De todas as medidas “unilateriais” consideradas durante a negociação de 2014 e 2015, a nacionalização parece ter sido a única levada a sério pelos negociadores nomeados pelo Governo de então. “Pretendia-se com esta opção que o Estado se apropriasse de um potencial de redução de custos operacionais”, explica o relatório oficial dos negociadores. “Com efeito, depois de avaliados os preços de mercado mais actuais, e realizada uma comparação da rede SIRESP com redes de características semelhantes a nível internacional, a Comissão de Negociação concluiu sobre a existência de um potencial para redução global dos custos operacionais da operadora na ordem dos 30%”, continua este ponto do relatório.

Ou seja, se fosse o Estado a gerir a operação, os custos poderiam baixar cerca de um terço. Um cenário muito mais favorável do que o que veio, de facto, a alcançar, com uma redução negociada dos custos operacionais de 9,3%. Traduzindo em números: o Estado poupou nesta alínea cerca de 15 milhões de euros, mas poderia ter poupado cerca de 50 milhões, se tivesse avançado para o “resgate”, segundo as contas dos negociadores.

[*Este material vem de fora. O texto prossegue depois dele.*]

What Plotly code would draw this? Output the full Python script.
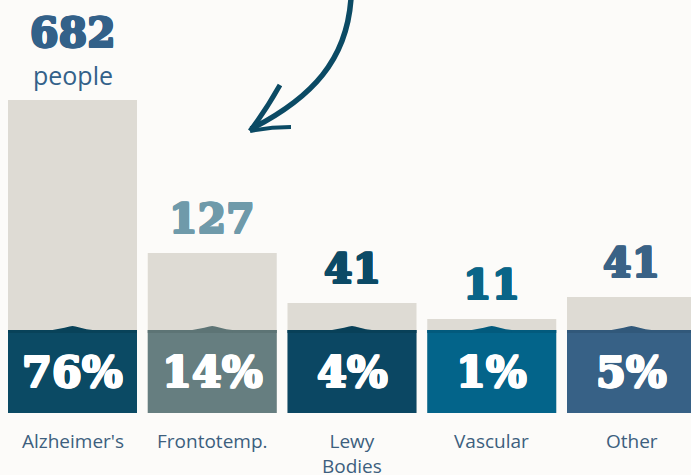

Foram duas as razões principais para não ser esta a opção que vingou. Desde logo a “complexa” confusão de interesses entre os accionistas privados do SIRESP (SLN/Galilei, GES e CGD, Motorola e Datacomp). Dizem os representantes do Estado na negociação que a parte dos custos operacionais é a que mais afecta a rentabilidade da PPP, precisamente porque “alguns dos accionistas são também fornecedores ou prestadores de serviços”.

Por outro lado, o Estado, que acabava de sair ele próprio de um eufemístico “resgate”, não queria sequer pôr em cima da mesa um cenário de nacionalização dura. Esse cenário, em que o Estado aparecia como incumpridor de um contrato, “para além das consequências jurídicas inerentes, traria implicações reputacionais graves para o país”.

Por isso, a análise dos negociadores incluiu sempre uma contrapartida maximalista para os privados. Uma indemnização “num montante que garantisse a sua indiferença entre continuar a executar o contrato SIRESP até ao fim da sua vida útil e aceitar o seu vencimento antecipado”.

Seria assim pago todo o lucro estimado pelos accionista (13,3 milhões de euros), seria dada uma indemnização aos fornecedores (6,4 milhões) e seriam assumidos todos os encargos perante os bancos que financiaram o consórcio (32,6 milhões). Mesmo assim, calculam os negociadores do Governo anterior, ainda seria possível registar uma poupança com esta nacionalização. Mas seria uma poupança pequena (7,6 milhões) face à que podia ser obtida com uma simples negociação (que resultou numa redução de 25 milhões).

Foi por esta conta que o “resgate” não aconteceu há dois anos. “A resolução do contrato de concessão permitiria uma poupança de apenas 7,6 milhões de euros, um valor que, para além de reduzido, encerrava em si um risco de execução considerável”, concluíram os negociadores, em 2015.